O professor da faculdade de direito da USP Fernando Scaff afirma que as acusações dos empresários franceses sem provas abalam a credibilidade do produto brasileiro. “Houve um dano de imagem, que pode se desdobrar em prejuízo financeiro, efetivo ou potencial. Basta imaginar, como a suspeita sobre a carne brasileira será interpretada pelos chineses, que são os maiores consumidores de carne brasileira no mundo.”

Para que isso não se repita, segundo Scaff, é necessário pressioná-los com uma ação judicial. “Há que se estudar todo um pântano processual que existe, inclusive para definir se para isso é melhor acionar os empresários na França ou no Brasil, e eles terão de se defender diante da pressão para indenização financeira.” Como consequência, poderão ter propriedades e contas penhorados.

Nesse sentido, a Confederação da Agricultura e Pecuária do Brasil (CNA) assumiu a dianteira e estuda mover uma ação contra o Carrefour e outros empresários que anunciaram que vão deixar de comprar carne de países do Mercosul. Uma atitude que pode ser caracterizada como uma violação das regras de defesa da concorrência da União Europeia. A Confederação deve formalizar uma reclamação, por meio de um escritório em Bruxelas para fazer valer a liberdade econômica e a proteção da produção brasileira no mercado da UE. E podem ocorrer novas disputas.

CARNE FRANCESA

Tiago Costa Alencar, consultor da Domani, especializada em processos de importação e exportação, lembra que a partir do dia 30 de dezembro entram em vigor as normas que proibirão a circulação de commodities como gado, soja, madeira, cacau, café, borracha natural e óleo de palma provenientes de áreas de desmatamento no mercado da União Europeia. O que também pode servir de barreira para a entrada de produtos brasileiros na Europa. E com a aprovação do acordo com o Mercosul, Giannetti da Fonsenca acredita que os protecionistas franceses devem atacar ainda mais a sanidade da carne e a questão ambiental.

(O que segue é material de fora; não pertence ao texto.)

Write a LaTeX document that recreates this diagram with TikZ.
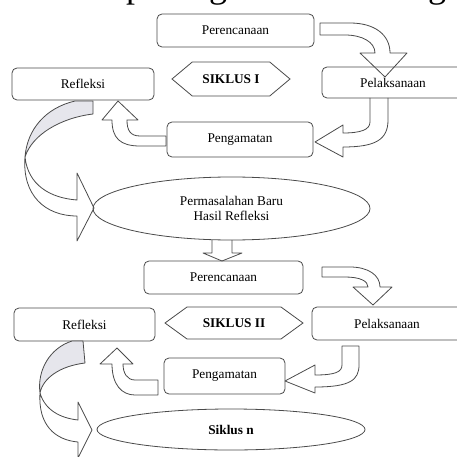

Para países do Mercosul, haverá a redução de tarifas nas importações dos 27 países europeus. Com a queda nos custos de insumos e bens de capital, os produtos ganharão competitividade globalmente

É no mínimo curioso essa postura, quando o setor francês de carne traz em seu histórico fraudes que ganharam repercussão, como as noticiadas pelo prestigiado jornal Le Monde.

Em 2023, 24 pessoas foram condenadas, em Marselha, por vender carne de cavalo considerada imprópria para consumo humano, como se fosse carne de alta qualidade. A presidente do tribunal, Céline Ballerini, condenou a gravidade da fraude, afirmando que ela “era evidente e poderia comprometer a segurança sanitária no território nacional e no exterior”. Não foi o único caso de repercussão.

Em 2013, produtores estavam comercializando carne de vacas leiteiras, já no final de sua vida produtiva, como se fosse de qualidade superior. Essas vacas, após anos de reprodução e produção de leite, apresentam uma carne menos tenra e saborosa em comparação com animais criados especificamente para o abate. A prática de vender essa carne como se fosse de alta qualidade acaba fraudando os consumidores e levanta preocupações sobre a transparência na cadeia alimentar.

Esses casos destacam a importância de uma vigilância contínua e de regulamentações rigorosas para garantir a integridade da cadeia alimentar e proteger os consumidores contra fraudes, tanto lá como aqui.

São exemplos de como ainda podem se expandir os embates entre setores e países que podem criar embaraços para viabilizar de fato o tratado que foi negociado por mais de duas décadas e chegou a ser assinado em 2019, ainda durante o governo Bolsonaro. Dificuldades criadas pelo agronegócio na Europa, assim como restrições levantadas pelo presidente Lula após tomar posse, em relação às compras governamentais, levaram representantes dos blocos de volta às mesas de negociação. Espera-se que agora de fato esse grande bloco vingue, trazendo de volta a esperança no futuro da globalização.